— start —

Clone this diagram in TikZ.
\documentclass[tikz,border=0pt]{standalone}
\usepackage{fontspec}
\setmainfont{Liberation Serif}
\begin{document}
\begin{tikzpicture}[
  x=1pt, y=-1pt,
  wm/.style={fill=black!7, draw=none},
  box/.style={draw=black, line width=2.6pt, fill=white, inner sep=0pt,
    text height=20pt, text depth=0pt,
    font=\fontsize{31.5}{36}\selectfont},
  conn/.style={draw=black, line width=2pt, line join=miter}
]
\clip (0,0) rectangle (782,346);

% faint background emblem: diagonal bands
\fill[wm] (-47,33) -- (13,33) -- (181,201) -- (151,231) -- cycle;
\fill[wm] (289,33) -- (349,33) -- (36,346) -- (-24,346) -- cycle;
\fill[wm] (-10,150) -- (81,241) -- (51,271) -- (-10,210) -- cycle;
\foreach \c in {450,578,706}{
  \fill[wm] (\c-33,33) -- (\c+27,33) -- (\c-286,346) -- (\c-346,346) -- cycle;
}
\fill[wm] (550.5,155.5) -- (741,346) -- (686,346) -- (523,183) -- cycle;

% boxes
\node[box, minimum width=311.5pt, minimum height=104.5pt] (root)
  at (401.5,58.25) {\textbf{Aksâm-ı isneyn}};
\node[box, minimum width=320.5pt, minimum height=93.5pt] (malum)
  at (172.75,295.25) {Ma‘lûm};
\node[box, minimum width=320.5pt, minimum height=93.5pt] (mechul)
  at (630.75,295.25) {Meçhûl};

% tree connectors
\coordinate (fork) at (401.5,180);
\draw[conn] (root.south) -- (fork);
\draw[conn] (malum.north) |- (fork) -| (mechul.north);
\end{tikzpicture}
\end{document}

— end —

TASK PROMPT
Give back each line above precisely as it stands.

SOLUTION TO THE PROBLEM
Clone this diagram in TikZ.
\documentclass[tikz,border=0pt]{standalone}
\usepackage{fontspec}
\setmainfont{Liberation Serif}
\begin{document}
\begin{tikzpicture}[
  x=1pt, y=-1pt,
  wm/.style={fill=black!7, draw=none},
  box/.style={draw=black, line width=2.6pt, fill=white, inner sep=0pt,
    text height=20pt, text depth=0pt,
    font=\fontsize{31.5}{36}\selectfont},
  conn/.style={draw=black, line width=2pt, line join=miter}
]
\clip (0,0) rectangle (782,346);

% faint background emblem: diagonal bands
\fill[wm] (-47,33) -- (13,33) -- (181,201) -- (151,231) -- cycle;
\fill[wm] (289,33) -- (349,33) -- (36,346) -- (-24,346) -- cycle;
\fill[wm] (-10,150) -- (81,241) -- (51,271) -- (-10,210) -- cycle;
\foreach \c in {450,578,706}{
  \fill[wm] (\c-33,33) -- (\c+27,33) -- (\c-286,346) -- (\c-346,346) -- cycle;
}
\fill[wm] (550.5,155.5) -- (741,346) -- (686,346) -- (523,183) -- cycle;

% boxes
\node[box, minimum width=311.5pt, minimum height=104.5pt] (root)
  at (401.5,58.25) {\textbf{Aksâm-ı isneyn}};
\node[box, minimum width=320.5pt, minimum height=93.5pt] (malum)
  at (172.75,295.25) {Ma‘lûm};
\node[box, minimum width=320.5pt, minimum height=93.5pt] (mechul)
  at (630.75,295.25) {Meçhûl};

% tree connectors
\coordinate (fork) at (401.5,180);
\draw[conn] (root.south) -- (fork);
\draw[conn] (malum.north) |- (fork) -| (mechul.north);
\end{tikzpicture}
\end{document}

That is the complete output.